The picture above is of a miqve directly in front of the Jerusalem Temple from the time of Jesus: The person entered in one side, immersed themselves in the water at the bottom (the action was called “baptizein”), and came up the other side, ritually pure.
All of this drives home just how aware people in Jesus’ time would have been of ritual impurity… and it makes it all the more amazing to think of Jesus taking six stone jars of water used for ritual cleansing, and turning them into wine: Imagine if that happened at your house: Someone replaced the ritual water - which was essential for your purity before God - with wine…
“This is my blood of the new covenant, poured out for many, for the forgiveness of sins”
blessed are those who do not see
Why was Thomas in a less favourable position to ourselves? Why is it a blessing to believe without seeing? Again, this is related to the opening questions in this blog…
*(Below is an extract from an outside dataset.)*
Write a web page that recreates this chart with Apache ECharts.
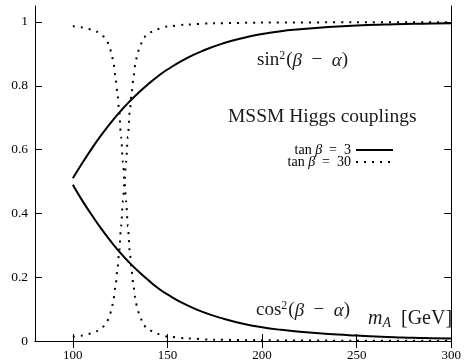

I think it all has something to do with this: God wants us to know him as the one who gives sight to the blind, and life to the dead – and so he withdraws the risen Jesus from our sight, offering us only the testimony of the cross and resurrection, delivered by followers of the hidden Lord.
So is our positive reception of this message effectively a nullification of all of our previous contemplations and searchings and ponderings? Does grace, in this sense, destroy nature – or does it come as the corrective perfecting of our previous groping for God? Of course, there is a long and heated theological debate. Luther and Barth are often thought of as being the key representatives of the idea that grace destroys nature, in opposition to Aquinas, who represents the idea that grace perfects nature.
I wonder if it would be fruitful to think about it like this: Grace resurrects nature… that is, the grace of God is not continuous with any human foundations – it crucifies human pride… on the other hand, the grace of God does enliven and bring to fullness the genuine personhood that had been crudely existent before the coming of salvific grace. In this sense, grace genuinely destroys and perfects.